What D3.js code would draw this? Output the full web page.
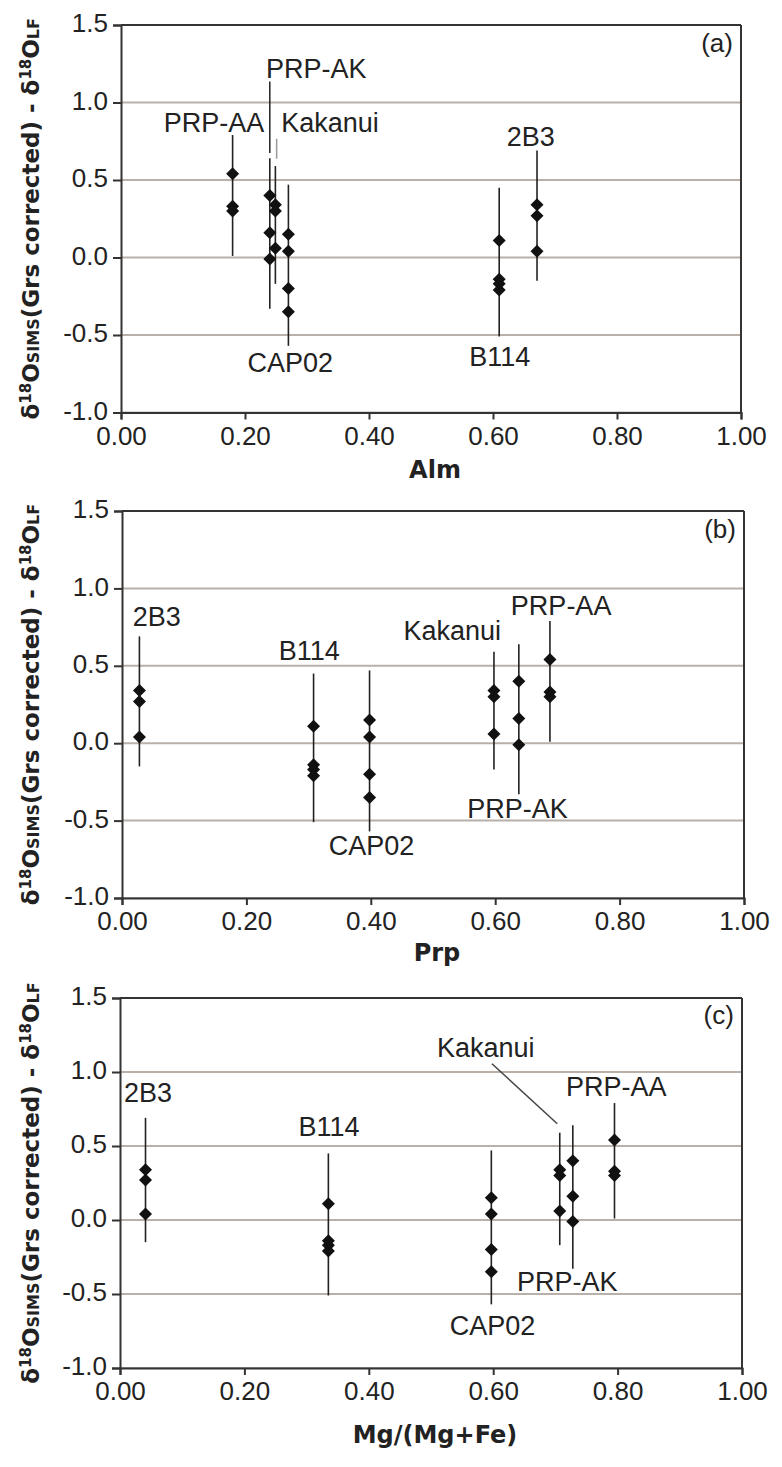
<!DOCTYPE html>
<html><head><meta charset="utf-8">
<script src="https://cdn.jsdelivr.net/npm/d3@7"></script>
<style>body{margin:0;background:#fff}</style>
</head><body>
<svg id="chart" width="782" height="1467"></svg>
<script>
// ---- data ----
const samples = ["PRP-AA", "PRP-AK", "Kakanui", "CAP02", "B114", "2B3"];
const alm   = [0.180, 0.240, 0.249, 0.270, 0.610, 0.671];
const prp   = [0.688, 0.638, 0.598, 0.398, 0.308, 0.028];
const mgNum = [0.795, 0.728, 0.707, 0.597, 0.335, 0.041];
const delta = [
  [0.54, 0.33, 0.30],
  [0.40, 0.16, -0.01],
  [0.34, 0.30, 0.06],
  [0.15, 0.04, -0.20, -0.35],
  [0.11, -0.14, -0.17, -0.21],
  [0.34, 0.27, 0.04]
];
const errLow  = [0.01, -0.33, -0.17, -0.57, -0.51, -0.15];
const errHigh = [0.79, 0.64, 0.59, 0.47, 0.45, 0.69];
const xTicks = [0, 0.2, 0.4, 0.6, 0.8, 1.0];
const yTicks = [-1.0, -0.5, 0.0, 0.5, 1.0, 1.5];
const gridVals = [-1.0, -0.5, 0.0, 0.5, 1.0];

// ---- layout / annotations ----
const panels = [
  {tag: "(a)", xVals: alm, xTitle: "Alm", left: 121, right: 741, top: 25, bottom: 412.5, titleDy: 65,
   labels: [["PRP-AA", 0.150, 0.81], ["Kakanui", 0.337, 0.81], ["PRP-AK", 0.315, 1.16],
            ["CAP02", 0.273, -0.737], ["2B3", 0.661, 0.72], ["B114", 0.611, -0.70]],
   leaders: [[0.240, 1.135, 0.240, 0.675, "#222"], [0.251, 0.766, 0.251, 0.637, "#999"]]},
  {tag: "(b)", xVals: prp, xTitle: "Prp", left: 122, right: 744, top: 511, bottom: 898, titleDy: 63,
   labels: [["2B3", 0.056, 0.756], ["B114", 0.301, 0.537], ["Kakanui", 0.531, 0.666],
            ["PRP-AA", 0.706, 0.828], ["PRP-AK", 0.636, -0.485], ["CAP02", 0.401, -0.724]],
   leaders: []},
  {tag: "(c)", xVals: mgNum, xTitle: "Mg/(Mg+Fe)", left: 120, right: 742, top: 998, bottom: 1368, titleDy: 75,
   labels: [["2B3", 0.045, 0.80], ["B114", 0.336, 0.57], ["Kakanui", 0.588, 1.098],
            ["PRP-AA", 0.798, 0.84], ["PRP-AK", 0.719, -0.48], ["CAP02", 0.599, -0.776]],
   leaders: [[0.598, 1.056, 0.703, 0.65, "#444"]]}
];

const svg = d3.select("#chart");
const tickFont = "'Liberation Sans', Arial, sans-serif";
const boldFont = "'DejaVu Sans', sans-serif";
const axisColor = "#333";
const gridColor = "#b8b0a9";

panels.forEach(p => {
  const x = d3.scaleLinear().domain([0, 1]).range([p.left, p.right]);
  const y = d3.scaleLinear().domain([-1, 1.5]).range([p.bottom, p.top]);
  const g = svg.append("g");

  g.selectAll(".grid").data(gridVals).join("line")
    .attr("x1", p.left).attr("x2", p.right)
    .attr("y1", d => y(d)).attr("y2", d => y(d))
    .attr("stroke", gridColor).attr("stroke-width", 2);

  g.append("line").attr("x1", p.left).attr("x2", p.right).attr("y1", y(1.5)).attr("y2", y(1.5))
    .attr("stroke", axisColor).attr("stroke-width", 2);
  g.append("line").attr("x1", p.right).attr("x2", p.right).attr("y1", y(1.5)).attr("y2", y(-1))
    .attr("stroke", axisColor).attr("stroke-width", 2);

  const xAxis = d3.axisBottom(x).tickValues(xTicks).tickSize(7).tickFormat(d => d.toFixed(2));
  const yAxis = d3.axisLeft(y).tickValues(yTicks).tickSize(8).tickFormat(d => d.toFixed(1));
  const xg = g.append("g").attr("transform", `translate(0,${p.bottom})`).call(xAxis);
  const yg = g.append("g").attr("transform", `translate(${p.left},0)`).call(yAxis);
  [xg, yg].forEach(a => {
    a.select(".domain").attr("stroke", axisColor).attr("stroke-width", 2);
    a.selectAll(".tick line").attr("stroke", axisColor).attr("stroke-width", 2);
    a.selectAll(".tick text").attr("fill", "#222").style("font-family", tickFont).style("font-size", "26px");
  });
  xg.selectAll(".tick text").attr("y", 14).attr("dy", "0.71em");
  yg.selectAll(".tick text").attr("x", -13).attr("dy", "0.26em");

  svg.append("text").attr("x", (p.left + p.right) / 2 + 4).attr("y", p.bottom + p.titleDy)
    .attr("text-anchor", "middle").style("font-family", boldFont).style("font-weight", "bold")
    .style("font-size", "24px").attr("fill", "#222").text(p.xTitle);

  const yt = svg.append("text")
    .attr("transform", `translate(39,${(p.top + p.bottom) / 2}) rotate(-90)`)
    .attr("text-anchor", "middle").style("font-family", boldFont).style("font-weight", "bold")
    .style("font-size", "23px").attr("fill", "#222");
  const parts = [["δ", 0, 23], ["18", -8, 15], ["O", 8, 23], ["SIMS", 0, 16],
                 ["(Grs corrected) - δ", 0, 23], ["18", -8, 15], ["O", 8, 23], ["LF", 0, 16]];
  parts.forEach(([t, dy, fs]) => yt.append("tspan").attr("dy", dy).style("font-size", fs + "px").text(t));

  svg.append("text").attr("x", x(0.987)).attr("y", y(1.327)).attr("text-anchor", "end")
    .style("font-family", tickFont).style("font-size", "26px").attr("fill", "#222").text(p.tag);

  g.selectAll(".leader").data(p.leaders).join("line")
    .attr("x1", d => x(d[0])).attr("y1", d => y(d[1]))
    .attr("x2", d => x(d[2])).attr("y2", d => y(d[3]))
    .attr("stroke", d => d[4]).attr("stroke-width", 1.5);

  g.selectAll(".err").data(samples).join("line")
    .attr("x1", (d, i) => x(p.xVals[i])).attr("x2", (d, i) => x(p.xVals[i]))
    .attr("y1", (d, i) => y(errLow[i])).attr("y2", (d, i) => y(errHigh[i]))
    .attr("stroke", "#222").attr("stroke-width", 1.6);

  const pts = [];
  samples.forEach((s, i) => delta[i].forEach(v => pts.push([p.xVals[i], v])));
  const diamond = "M0,-6.5L6.5,0L0,6.5L-6.5,0Z";
  g.selectAll(".pt").data(pts).join("path")
    .attr("d", diamond)
    .attr("transform", d => `translate(${x(d[0])},${y(d[1])})`)
    .attr("fill", "#111");

  g.selectAll(".lab").data(p.labels).join("text")
    .attr("x", d => x(d[1])).attr("y", d => y(d[2]))
    .attr("text-anchor", "middle").style("font-family", tickFont).style("font-size", "27px")
    .attr("fill", "#222").text(d => d[0]);
});
</script>
</body></html>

**WHAT NEEDS TO BE DONE:** Write the lines above out again exactly, without any of their pictures.

**THE REPLY:**
What D3.js code would draw this? Output the full web page.
<!DOCTYPE html>
<html><head><meta charset="utf-8">
<script src="https://cdn.jsdelivr.net/npm/d3@7"></script>
<style>body{margin:0;background:#fff}</style>
</head><body>
<svg id="chart" width="782" height="1467"></svg>
<script>
// ---- data ----
const samples = ["PRP-AA", "PRP-AK", "Kakanui", "CAP02", "B114", "2B3"];
const alm   = [0.180, 0.240, 0.249, 0.270, 0.610, 0.671];
const prp   = [0.688, 0.638, 0.598, 0.398, 0.308, 0.028];
const mgNum = [0.795, 0.728, 0.707, 0.597, 0.335, 0.041];
const delta = [
  [0.54, 0.33, 0.30],
  [0.40, 0.16, -0.01],
  [0.34, 0.30, 0.06],
  [0.15, 0.04, -0.20, -0.35],
  [0.11, -0.14, -0.17, -0.21],
  [0.34, 0.27, 0.04]
];
const errLow  = [0.01, -0.33, -0.17, -0.57, -0.51, -0.15];
const errHigh = [0.79, 0.64, 0.59, 0.47, 0.45, 0.69];
const xTicks = [0, 0.2, 0.4, 0.6, 0.8, 1.0];
const yTicks = [-1.0, -0.5, 0.0, 0.5, 1.0, 1.5];
const gridVals = [-1.0, -0.5, 0.0, 0.5, 1.0];

// ---- layout / annotations ----
const panels = [
  {tag: "(a)", xVals: alm, xTitle: "Alm", left: 121, right: 741, top: 25, bottom: 412.5, titleDy: 65,
   labels: [["PRP-AA", 0.150, 0.81], ["Kakanui", 0.337, 0.81], ["PRP-AK", 0.315, 1.16],
            ["CAP02", 0.273, -0.737], ["2B3", 0.661, 0.72], ["B114", 0.611, -0.70]],
   leaders: [[0.240, 1.135, 0.240, 0.675, "#222"], [0.251, 0.766, 0.251, 0.637, "#999"]]},
  {tag: "(b)", xVals: prp, xTitle: "Prp", left: 122, right: 744, top: 511, bottom: 898, titleDy: 63,
   labels: [["2B3", 0.056, 0.756], ["B114", 0.301, 0.537], ["Kakanui", 0.531, 0.666],
            ["PRP-AA", 0.706, 0.828], ["PRP-AK", 0.636, -0.485], ["CAP02", 0.401, -0.724]],
   leaders: []},
  {tag: "(c)", xVals: mgNum, xTitle: "Mg/(Mg+Fe)", left: 120, right: 742, top: 998, bottom: 1368, titleDy: 75,
   labels: [["2B3", 0.045, 0.80], ["B114", 0.336, 0.57], ["Kakanui", 0.588, 1.098],
            ["PRP-AA", 0.798, 0.84], ["PRP-AK", 0.719, -0.48], ["CAP02", 0.599, -0.776]],
   leaders: [[0.598, 1.056, 0.703, 0.65, "#444"]]}
];

const svg = d3.select("#chart");
const tickFont = "'Liberation Sans', Arial, sans-serif";
const boldFont = "'DejaVu Sans', sans-serif";
const axisColor = "#333";
const gridColor = "#b8b0a9";

panels.forEach(p => {
  const x = d3.scaleLinear().domain([0, 1]).range([p.left, p.right]);
  const y = d3.scaleLinear().domain([-1, 1.5]).range([p.bottom, p.top]);
  const g = svg.append("g");

  g.selectAll(".grid").data(gridVals).join("line")
    .attr("x1", p.left).attr("x2", p.right)
    .attr("y1", d => y(d)).attr("y2", d => y(d))
    .attr("stroke", gridColor).attr("stroke-width", 2);

  g.append("line").attr("x1", p.left).attr("x2", p.right).attr("y1", y(1.5)).attr("y2", y(1.5))
    .attr("stroke", axisColor).attr("stroke-width", 2);
  g.append("line").attr("x1", p.right).attr("x2", p.right).attr("y1", y(1.5)).attr("y2", y(-1))
    .attr("stroke", axisColor).attr("stroke-width", 2);

  const xAxis = d3.axisBottom(x).tickValues(xTicks).tickSize(7).tickFormat(d => d.toFixed(2));
  const yAxis = d3.axisLeft(y).tickValues(yTicks).tickSize(8).tickFormat(d => d.toFixed(1));
  const xg = g.append("g").attr("transform", `translate(0,${p.bottom})`).call(xAxis);
  const yg = g.append("g").attr("transform", `translate(${p.left},0)`).call(yAxis);
  [xg, yg].forEach(a => {
    a.select(".domain").attr("stroke", axisColor).attr("stroke-width", 2);
    a.selectAll(".tick line").attr("stroke", axisColor).attr("stroke-width", 2);
    a.selectAll(".tick text").attr("fill", "#222").style("font-family", tickFont).style("font-size", "26px");
  });
  xg.selectAll(".tick text").attr("y", 14).attr("dy", "0.71em");
  yg.selectAll(".tick text").attr("x", -13).attr("dy", "0.26em");

  svg.append("text").attr("x", (p.left + p.right) / 2 + 4).attr("y", p.bottom + p.titleDy)
    .attr("text-anchor", "middle").style("font-family", boldFont).style("font-weight", "bold")
    .style("font-size", "24px").attr("fill", "#222").text(p.xTitle);

  const yt = svg.append("text")
    .attr("transform", `translate(39,${(p.top + p.bottom) / 2}) rotate(-90)`)
    .attr("text-anchor", "middle").style("font-family", boldFont).style("font-weight", "bold")
    .style("font-size", "23px").attr("fill", "#222");
  const parts = [["δ", 0, 23], ["18", -8, 15], ["O", 8, 23], ["SIMS", 0, 16],
                 ["(Grs corrected) - δ", 0, 23], ["18", -8, 15], ["O", 8, 23], ["LF", 0, 16]];
  parts.forEach(([t, dy, fs]) => yt.append("tspan").attr("dy", dy).style("font-size", fs + "px").text(t));

  svg.append("text").attr("x", x(0.987)).attr("y", y(1.327)).attr("text-anchor", "end")
    .style("font-family", tickFont).style("font-size", "26px").attr("fill", "#222").text(p.tag);

  g.selectAll(".leader").data(p.leaders).join("line")
    .attr("x1", d => x(d[0])).attr("y1", d => y(d[1]))
    .attr("x2", d => x(d[2])).attr("y2", d => y(d[3]))
    .attr("stroke", d => d[4]).attr("stroke-width", 1.5);

  g.selectAll(".err").data(samples).join("line")
    .attr("x1", (d, i) => x(p.xVals[i])).attr("x2", (d, i) => x(p.xVals[i]))
    .attr("y1", (d, i) => y(errLow[i])).attr("y2", (d, i) => y(errHigh[i]))
    .attr("stroke", "#222").attr("stroke-width", 1.6);

  const pts = [];
  samples.forEach((s, i) => delta[i].forEach(v => pts.push([p.xVals[i], v])));
  const diamond = "M0,-6.5L6.5,0L0,6.5L-6.5,0Z";
  g.selectAll(".pt").data(pts).join("path")
    .attr("d", diamond)
    .attr("transform", d => `translate(${x(d[0])},${y(d[1])})`)
    .attr("fill", "#111");

  g.selectAll(".lab").data(p.labels).join("text")
    .attr("x", d => x(d[1])).attr("y", d => y(d[2]))
    .attr("text-anchor", "middle").style("font-family", tickFont).style("font-size", "27px")
    .attr("fill", "#222").text(d => d[0]);
});
</script>
</body></html>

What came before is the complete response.